How to Build Emotional Security Within Yourself (Even If You’ve Never Felt It Before)
Emotional security doesn’t come from finding the perfect partner or having a relationship without conflict. It comes from developing a steady, grounded relationship with yourself. When you feel anchored internally, everything in your relational life changes—your communication, your boundaries, your attraction patterns, and even the way you interpret other people’s behavior.
Emotional security is a skill. And like any skill, it can be learned, strengthened, and practiced over time. You don’t need to have grown up in a stable environment to build stability within yourself now.
Here’s how to begin.
Understanding What Emotional Security Really Means
Emotional security isn’t being calm all the time or never feeling triggered. It’s the ability to notice what’s happening inside you and respond in a grounded way. It means you can hold your emotions without collapsing under them, shutting down, or seeking immediate external reassurance to feel okay.
When you’re emotionally secure, you’re able to say:
“I’m activated right now, but I’m still okay.”
“I can take a moment before responding.”
“I can soothe myself before seeking clarity from someone else.”
You become a safe place for yourself.
Why Emotional Security Feels Challenging
If you grew up around inconsistency, emotional overwhelm, or limited support, your nervous system may not have learned how to regulate effectively. So as an adult, you may experience:
- fear of abandonment
- overthinking or analyzing everything
- difficulty trusting calm connections
- shutting down when things get too close
- relying on others to soothe your emotions
- avoiding vulnerability to stay “in control”
These patterns don’t mean you’re weak or broken—they mean your body adapted to an unstable environment. Emotional security is the process of teaching yourself what safety feels like.

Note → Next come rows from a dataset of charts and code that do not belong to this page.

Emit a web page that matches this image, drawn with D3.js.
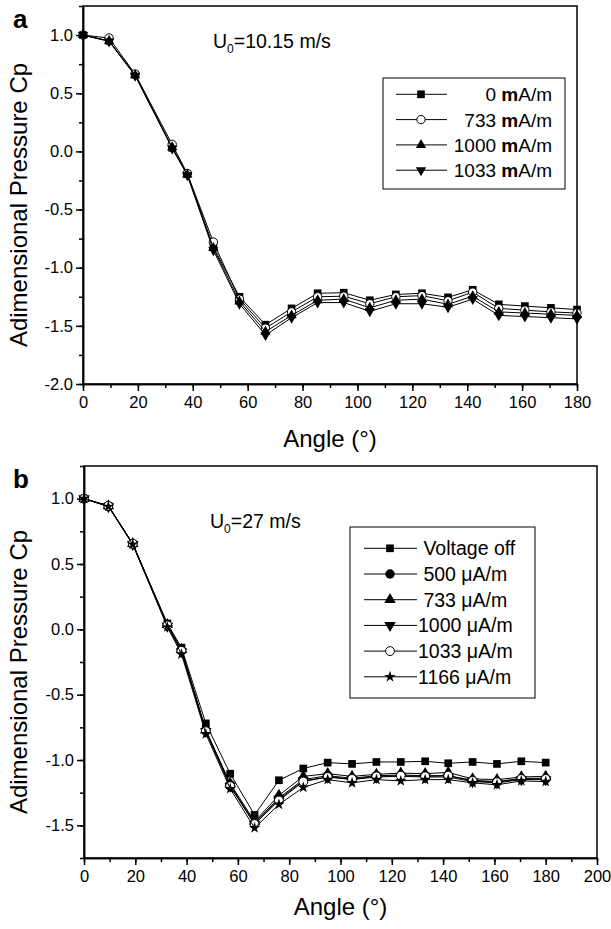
<!DOCTYPE html>
<html><head><meta charset="utf-8">
<script src="https://cdn.jsdelivr.net/npm/d3@7"></script>
<style>body{margin:0;background:#fff} svg{display:block;font-family:"Liberation Sans",Arial,Helvetica,sans-serif}</style>
</head><body>
<svg id="chart" width="611" height="929"></svg>
<script>
// ---------- data ----------
const angles = [0, 9.5, 19, 32.5, 38, 47.5, 57, 66.5, 76, 85.5, 95, 104.5, 114, 123.5, 133, 142, 151.5, 161, 170.5, 180];

const xTicksA = [0, 20, 40, 60, 80, 100, 120, 140, 160, 180];
const xTicksB = [0, 20, 40, 60, 80, 100, 120, 140, 160, 180, 200];
const yTicksA = [-2.0, -1.5, -1.0, -0.5, 0, 0.5, 1.0];
const yTicksB = [-1.5, -1.0, -0.5, 0, 0.5, 1.0];

// panel a : U0 = 10.15 m/s
const labelsA = ["0 ", "733 ", "1000 ", "1033 "];
const cpA_0    = [1.0, 0.95, 0.66, 0.03, -0.195, -0.82, -1.25, -1.49, -1.35, -1.22, -1.215, -1.28, -1.23, -1.22, -1.255, -1.19, -1.315, -1.33, -1.345, -1.36];
const cpA_733  = [1.0, 0.975, 0.665, 0.06, -0.19, -0.78, -1.27, -1.52, -1.38, -1.25, -1.245, -1.31, -1.25, -1.24, -1.285, -1.21, -1.35, -1.365, -1.38, -1.39];
const cpA_1000 = [1.0, 0.95, 0.655, 0.035, -0.2, -0.83, -1.29, -1.55, -1.41, -1.28, -1.27, -1.345, -1.28, -1.27, -1.315, -1.245, -1.38, -1.39, -1.40, -1.41];
const cpA_1033 = [1.0, 0.945, 0.65, 0.025, -0.205, -0.85, -1.31, -1.58, -1.43, -1.30, -1.30, -1.375, -1.31, -1.31, -1.34, -1.27, -1.41, -1.42, -1.43, -1.44];

// panel b : U0 = 27 m/s
const labelsB = [" Voltage off", " 500 \u03BCA/m", " 733 \u03BCA/m", "1000 \u03BCA/m", "1033 \u03BCA/m", "1166 \u03BCA/m"];
const cpB_off  = [1.0, 0.945, 0.655, 0.045, -0.14, -0.72, -1.105, -1.42, -1.155, -1.065, -1.02, -1.03, -1.015, -1.015, -1.01, -1.025, -1.015, -1.03, -1.01, -1.02];
const cpB_500  = [1.0, 0.945, 0.655, 0.03, -0.16, -0.77, -1.19, -1.48, -1.29, -1.15, -1.12, -1.14, -1.12, -1.115, -1.12, -1.12, -1.155, -1.165, -1.14, -1.14];
const cpB_733  = [1.0, 0.945, 0.655, 0.035, -0.155, -0.77, -1.18, -1.47, -1.27, -1.125, -1.105, -1.125, -1.11, -1.10, -1.105, -1.095, -1.145, -1.15, -1.13, -1.125];
const cpB_1000 = [1.0, 0.94, 0.65, 0.025, -0.17, -0.78, -1.20, -1.49, -1.30, -1.16, -1.13, -1.15, -1.13, -1.125, -1.13, -1.13, -1.165, -1.175, -1.15, -1.15];
const cpB_1033 = [1.0, 0.945, 0.655, 0.03, -0.165, -0.78, -1.20, -1.49, -1.31, -1.165, -1.13, -1.145, -1.125, -1.12, -1.125, -1.12, -1.16, -1.17, -1.145, -1.145];
const cpB_1166 = [1.0, 0.94, 0.65, 0.018, -0.19, -0.80, -1.22, -1.52, -1.34, -1.21, -1.15, -1.175, -1.15, -1.16, -1.15, -1.15, -1.175, -1.19, -1.16, -1.165];

// ---------- drawing ----------
const svg = d3.select("#chart");
const FONT_TICK = 16.5, FONT_TITLE = 24;

function markerPath(type, big) {
  const s = big ? 1.25 : 1;
  switch (type) {
    case "square": return d3.symbol().type(d3.symbolSquare).size(59)();
    case "circleOpen": return d3.symbol().type(d3.symbolCircle).size(big ? 62 : 55)();
    case "circleFilled": return d3.symbol().type(d3.symbolCircle).size(70)();
    case "triUp": case "triDown": return d3.symbol().type(d3.symbolTriangle).size(46 * s)();
    case "star": return d3.symbol().type(d3.symbolStar).size(40)();
  }
}
function drawMarker(g, type, x, y, big) {
  const p = g.append("path").attr("d", markerPath(type, big))
    .attr("transform", `translate(${x},${y})` + (type === "triDown" ? " rotate(180)" : ""));
  if (type === "circleOpen") p.attr("fill", "#fff").attr("stroke", "#000").attr("stroke-width", 1);
  else p.attr("fill", "#000");
}

function drawPanel(cfg) {
  const x = d3.scaleLinear().domain(cfg.xDomain).range([cfg.left, cfg.right]);
  const y = d3.scaleLinear().domain(cfg.yDomain).range([cfg.bottom, cfg.top]);
  const g = svg.append("g");

  // series
  cfg.series.forEach(s => {
    const pts = angles.map((a, i) => [a, s.values[i]]);
    g.append("path").attr("d", d3.line().x(d => x(d[0])).y(d => y(d[1]))(pts))
      .attr("fill", "none").attr("stroke", "#000").attr("stroke-width", 1);
    pts.forEach(d => drawMarker(g, s.marker, x(d[0]), y(d[1]), cfg.big));
  });

  // frame
  g.append("rect").attr("x", cfg.left).attr("y", cfg.top)
    .attr("width", cfg.right - cfg.left).attr("height", cfg.bottom - cfg.top)
    .attr("fill", "none").attr("stroke", "#000").attr("stroke-width", 1.5);

  // x axis
  const xMinor = d3.range(cfg.xDomain[0], cfg.xDomain[1] + 1, 10);
  const gxm = g.append("g").attr("transform", `translate(0,${cfg.bottom})`)
    .call(d3.axisBottom(x).tickValues(xMinor).tickSize(4).tickSizeOuter(0).tickFormat(""));
  const gx = g.append("g").attr("transform", `translate(0,${cfg.bottom})`)
    .call(d3.axisBottom(x).tickValues(cfg.xTicks).tickSize(7).tickSizeOuter(0).tickPadding(5).tickFormat(d => String(d)));
  // y axis
  const yMinor = d3.range(cfg.yDomain[0], cfg.yDomain[1] + 0.01, 0.25);
  const gym = g.append("g").attr("transform", `translate(${cfg.left},0)`)
    .call(d3.axisLeft(y).tickValues(yMinor).tickSize(4).tickSizeOuter(0).tickFormat(""));
  const gy = g.append("g").attr("transform", `translate(${cfg.left},0)`)
    .call(d3.axisLeft(y).tickValues(cfg.yTicks).tickSize(7).tickSizeOuter(0).tickPadding(3).tickFormat(d => d.toFixed(1)));
  [gxm, gx, gym, gy].forEach(a => {
    a.select(".domain").attr("stroke-width", 1.5);
    a.selectAll(".tick line").attr("stroke-width", 1.5);
    a.selectAll("text").attr("font-size", FONT_TICK).attr("font-family", null).attr("fill", "#000");
  });

  // titles
  svg.append("text").attr("x", (cfg.left + cfg.right) / 2).attr("y", cfg.xTitleY)
    .attr("text-anchor", "middle").attr("font-size", FONT_TITLE).text("Angle (\u00B0)");
  svg.append("text").attr("transform", `translate(${cfg.yTitleX},${cfg.yTitleC}) rotate(-90)`)
    .attr("text-anchor", "middle").attr("font-size", FONT_TITLE).text("Adimensional Pressure Cp");
  svg.append("text").attr("x", cfg.letterX).attr("y", cfg.letterY)
    .attr("font-size", 26).attr("font-weight", "bold").text(cfg.letter);

  // velocity note
  const u = svg.append("text").attr("x", cfg.uX).attr("y", cfg.uY).attr("font-size", 19.5);
  u.append("tspan").text("U");
  u.append("tspan").attr("dy", 5).attr("font-size", 12).text("0");
  u.append("tspan").attr("dy", -5).text(cfg.uText);

  // legend
  const L = cfg.legend;
  svg.append("rect").attr("x", L.x0).attr("y", L.y0).attr("width", L.x1 - L.x0).attr("height", L.y1 - L.y0)
    .attr("fill", "#fff").attr("stroke", "#000").attr("stroke-width", 1);
  cfg.series.forEach((s, i) => {
    const ry = L.rowY + i * L.rowH;
    svg.append("line").attr("x1", L.lineX0).attr("x2", L.lineX1).attr("y1", ry).attr("y2", ry)
      .attr("stroke", "#000").attr("stroke-width", 1);
    drawMarker(svg, s.marker, L.markX, ry, cfg.big);
    const t = svg.append("text").attr("x", L.textX).attr("y", ry + 7).attr("font-size", L.font)
      .attr("text-anchor", L.anchor).style("white-space", "pre");
    if (cfg.letter === "a") {
      t.append("tspan").text(s.label);
      t.append("tspan").attr("font-weight", "bold").text("m");
      t.append("tspan").text("A/m");
    } else {
      t.text(s.label);
    }
  });
}

drawPanel({
  letter: "a", letterX: 13, letterY: 28,
  left: 83, right: 577, top: 6, bottom: 384,
  xDomain: [0, 180], yDomain: [-2.0, 1.25], xTicks: xTicksA, yTicks: yTicksA,
  xTitleY: 447, yTitleX: 27, yTitleC: 205,
  uX: 213, uY: 48, uText: "=10.15 m/s", big: false,
  series: [
    { label: labelsA[0], values: cpA_0, marker: "square" },
    { label: labelsA[1], values: cpA_733, marker: "circleOpen" },
    { label: labelsA[2], values: cpA_1000, marker: "triUp" },
    { label: labelsA[3], values: cpA_1033, marker: "triDown" }
  ],
  legend: { x0: 383, x1: 565, y0: 78, y1: 189, rowY: 94.3, rowH: 25.3, lineX0: 396, lineX1: 447, markX: 421,
            textX: 552, anchor: "end", font: 19 }
});

drawPanel({
  letter: "b", letterX: 13, letterY: 488,
  left: 84, right: 597, top: 466, bottom: 858,
  xDomain: [0, 200], yDomain: [-1.75, 1.25], xTicks: xTicksB, yTicks: yTicksB,
  xTitleY: 915, yTitleX: 27, yTitleC: 672,
  uX: 210, uY: 528, uText: "=27 m/s", big: true,
  series: [
    { label: labelsB[0], values: cpB_off, marker: "square" },
    { label: labelsB[1], values: cpB_500, marker: "circleFilled" },
    { label: labelsB[2], values: cpB_733, marker: "triUp" },
    { label: labelsB[3], values: cpB_1000, marker: "triDown" },
    { label: labelsB[4], values: cpB_1033, marker: "circleOpen" },
    { label: labelsB[5], values: cpB_1166, marker: "star" }
  ],
  legend: { x0: 350, x1: 535, y0: 527, y1: 698, rowY: 548.3, rowH: 25.7, lineX0: 364, lineX1: 417, markX: 390,
            textX: 418, anchor: "start", font: 19.5 }
});
</script>
</body></html>
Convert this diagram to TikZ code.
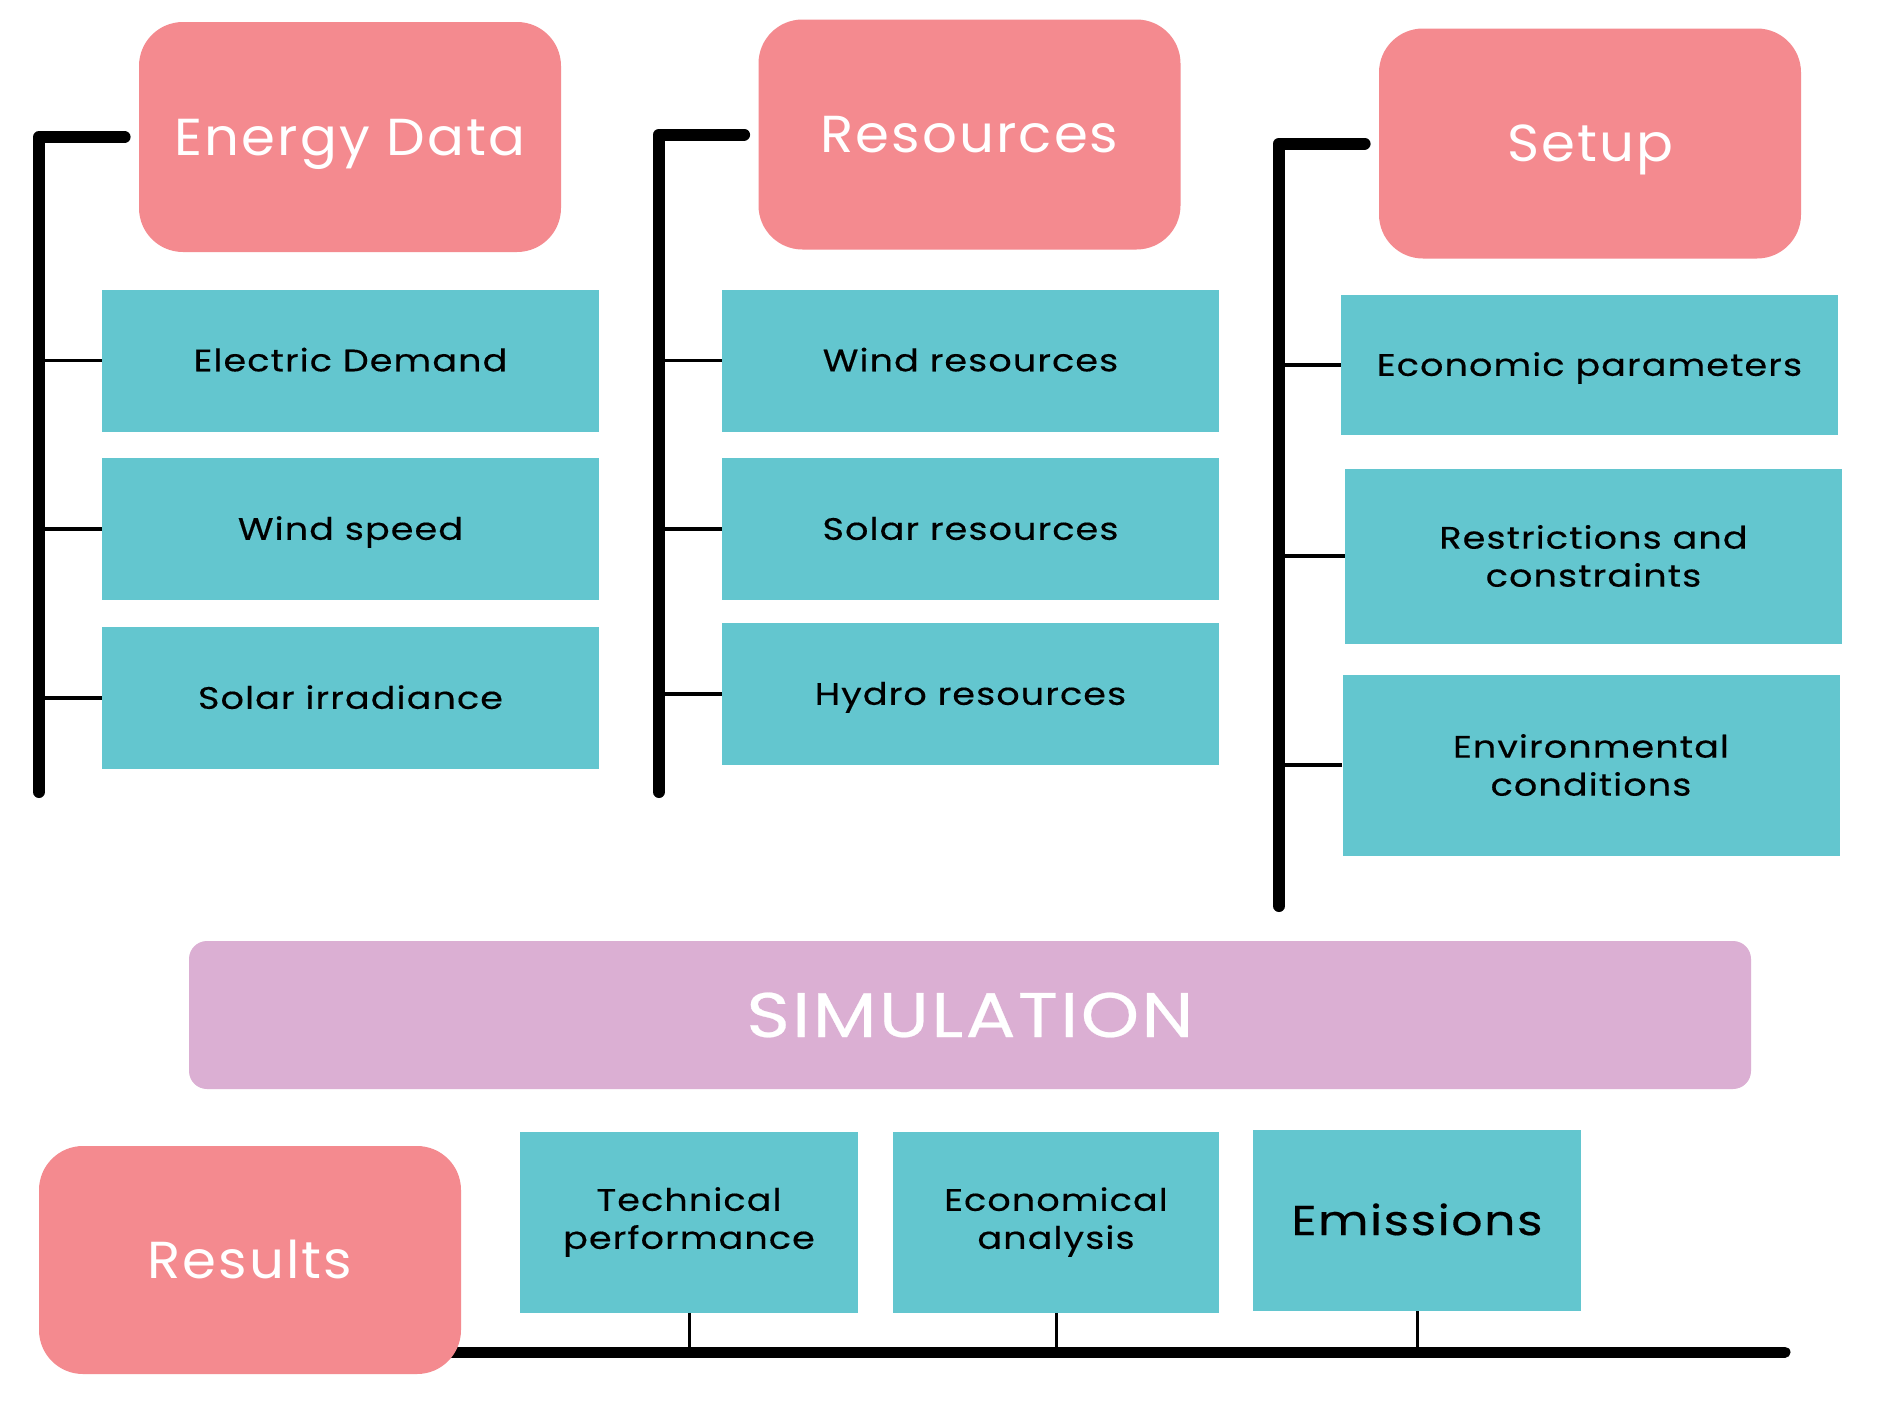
\documentclass[tikz,border=0pt]{standalone}
\usepackage{fontspec}
\setmainfont{Poppins}
\newfontfamily\headfont{Poppins}[FakeStretch=1.05,LetterSpace=4]
\newfontfamily\itemfont{Poppins}[FakeStretch=1.18,LetterSpace=3.5,FakeBold=0.4]
\definecolor{headpink}{RGB}{244,138,143}
\definecolor{itemteal}{RGB}{99,198,207}
\definecolor{simpurple}{RGB}{219,175,211}

\begin{document}
\begin{tikzpicture}[x=0.5pt,y=-0.5pt]
            \tikzstyle{head}=[rectangle,rounded corners=22pt,fill=headpink,text=white,font=\headfont\fontsize{26}{30}\selectfont,inner sep=0pt,minimum width=211pt,minimum height=115pt,text height=18pt,text depth=0pt]
            \tikzstyle{item}=[rectangle,fill=itemteal,text=black,font=\itemfont\fontsize{15.5}{19}\selectfont,align=center,inner sep=0pt,minimum width=248.5pt,minimum height=71pt]
            \tikzstyle{single}=[text height=10.8pt,text depth=0pt]
            \tikzstyle{spine}=[line width=6pt,line cap=round,line join=round]
            \tikzstyle{branch}=[line width=1.8pt]
            \useasboundingbox[fill=white] (0,0) rectangle (1880,1408);

                % energy data
                \node[head] (E-0) at (350,137) {Energy Data};
                \node[item,single] (E-1) at (350.5,360.5) {Electric Demand};
                \node[item,single] (E-2) at (350.5,529) {Wind speed};
                \node[item,single] (E-3) at (350.5,698) {Solar irradiance};
                \coordinate (E-top) at (39,137);
                \coordinate (E-bot) at (39,792);

                % resources
                \node[head] (R-0) at (969.5,134.5) {Resources};
                \node[item,single] (R-1) at (970.5,360.5) {Wind resources};
                \node[item,single] (R-2) at (970.5,529) {Solar resources};
                \node[item,single] (R-3) at (970.5,694) {Hydro resources};
                \coordinate (R-top) at (659,134.5);
                \coordinate (R-bot) at (659,792);

                % setup
                \node[head] (S-0) at (1590,143.5) {Setup};
                \node[item,single,minimum height=70pt] (S-1) at (1589.5,365) {Economic parameters};
                \node[item,minimum height=87.5pt] (S-2) at (1593.5,556) {Restrictions and\\constraints};
                \node[item,minimum height=90.5pt] (S-3) at (1591,765) {Environmental\\conditions};
                \coordinate (S-top) at (1279,143.5);
                \coordinate (S-bot) at (1279,906);

                \foreach \col in {E, R, S}
                {
                    \draw[spine,shorten >=7pt] (\col-bot) -- (\col-top) -- (\col-0.west);
                    \foreach \i in {1,2,3}
                        \draw[branch] (\col-\i.west) -- (\col-\i.west -| \col-top);
                }

                % simulation
                \node[rectangle,rounded corners=9pt,fill=simpurple,text=white,font=\itemfont\fontsize{31.5}{36}\selectfont,minimum width=781pt,minimum height=74pt] (SIM) at (970,1015) {SIMULATION};

                % results
                \coordinate (T-start) at (420,1352);
                \coordinate (T-end) at (1785,1352);
                \draw[line width=5.5pt,line cap=round] (T-start) -- (T-end);
                \node[head,minimum height=114pt] (RES) at (250,1260) {Results};
                \node[item,minimum width=169pt,minimum height=90.5pt] (T-1) at (689,1222) {Technical\\performance};
                \node[item,minimum width=163pt,minimum height=90.5pt] (T-2) at (1056,1222) {Economical\\analysis};
                \node[item,single,minimum width=164pt,minimum height=90.5pt,font=\itemfont\fontsize{20.8}{24}\selectfont,text height=14.5pt] (T-3) at (1417,1220.5) {Emissions};
                \foreach \i in {1,2,3}
                    \draw[line width=1.5pt] (T-\i.south) -- (T-\i.south |- T-end);
        \end{tikzpicture}
\end{document}
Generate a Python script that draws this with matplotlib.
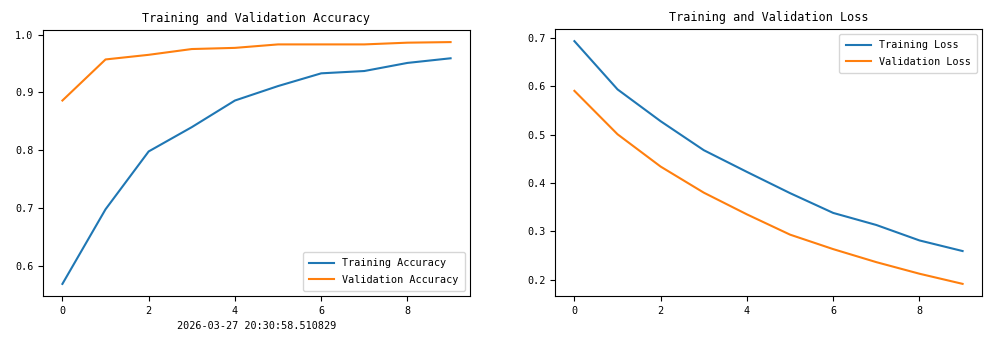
import matplotlib
matplotlib.use("Agg")
import matplotlib.pyplot as plt

plt.rcParams['font.family'] = ['DejaVu Sans Mono']

epochs = list(range(10))
train_acc = [0.569, 0.698, 0.798, 0.840, 0.886, 0.911, 0.933, 0.937, 0.951, 0.959]
val_acc = [0.886, 0.957, 0.965, 0.975, 0.977, 0.983, 0.983, 0.983, 0.986, 0.987]
train_loss = [0.694, 0.594, 0.528, 0.468, 0.423, 0.379, 0.338, 0.313, 0.281, 0.259]
val_loss = [0.591, 0.501, 0.434, 0.380, 0.335, 0.293, 0.263, 0.236, 0.212, 0.191]
stamp = "2026-03-27 20:30:58.510829"

leg_kw = dict(fontsize=7.3, handlelength=2.5, borderpad=0.6, labelspacing=0.65)

fig = plt.figure(figsize=(9.93, 3.42), dpi=100)

ax1 = fig.add_axes([43 / 993, 1 - 296 / 342, 427 / 993, 266 / 342])
ax1.plot(epochs, train_acc, label='Training Accuracy')
ax1.plot(epochs, val_acc, label='Validation Accuracy')
ax1.set_title('Training and Validation Accuracy', fontsize=8.5)
ax1.set_xlabel(stamp, fontsize=7.3, labelpad=4)
ax1.tick_params(labelsize=7.3)
ax1.legend(loc='lower right', **leg_kw)

ax2 = fig.add_axes([555 / 993, 1 - 296 / 342, 427 / 993, 267 / 342])
ax2.plot(epochs, train_loss, label='Training Loss')
ax2.plot(epochs, val_loss, label='Validation Loss')
ax2.set_title('Training and Validation Loss', fontsize=8.5)
ax2.tick_params(labelsize=7.3)
ax2.legend(loc='upper right', **leg_kw)

fig.savefig('out.png', dpi=100)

Practical Ways to Build Emotional Security
1. Strengthen Your Ability to Self-Observe
You can’t regulate what you don’t notice. Start by naming your internal experience:
“I feel tightness in my chest.”
“I’m afraid they’re pulling away.”
“I’m worried I did something wrong.”
Naming reduces emotional intensity and brings you into awareness rather than reactivity.
2. Regulate Your Nervous System Daily
Small practices create big shifts.
Try:
- long exhales
- grounding exercises
- slow walks
- placing a hand on your chest
- sensory anchoring These practices help your body learn what safety feels like, even outside of relationships.
3. Build Trust With Yourself Through Follow-Through
Emotional security grows when you become someone you can rely on.
Keep small promises to yourself:
- drink water
- finish one task
- take a break when overwhelmed
- honor a boundary These small acts rebuild self-trust slowly and steadily.
4. Communicate Needs Without Apologizing
Expressing your needs clearly helps your nervous system feel safer.
You don’t need to explain them endlessly.
You don’t need to “earn” them.
The simple act of stating what you need—without panic or withdrawal—is a sign of inner stability.
5. Choose Slower, Calmer Relationships
If you’re used to intensity, calm people may feel unfamiliar at first. But choosing partners who show consistency, emotional presence, and mutual effort is part of becoming secure.
Your system learns from experience—not from theory.
Internal Security Changes Your External World
As you build emotional security, you naturally:
- communicate more clearly
- attract healthier partners
- create boundaries that feel natural, not dramatic
- stop personalizing every shift in mood or tone
- regulate instead of reacting
- feel less anxious in dating and relationships
- choose people who can meet you emotionally
Inner stability becomes your default—not the exception.
Your nervous system stops chasing intensity and starts choosing peace.
This Is a Process, Not a Perfection Project
Emotional security doesn’t arrive overnight. It grows through awareness, practice, and gentle self-support. You’re not aiming to eliminate your triggers—you’re learning to navigate them with clarity and confidence.
With time, you stop abandoning yourself in moments of fear or activation.
You stay with yourself.
You hold yourself.
And that inner steadiness changes everything about the way you love.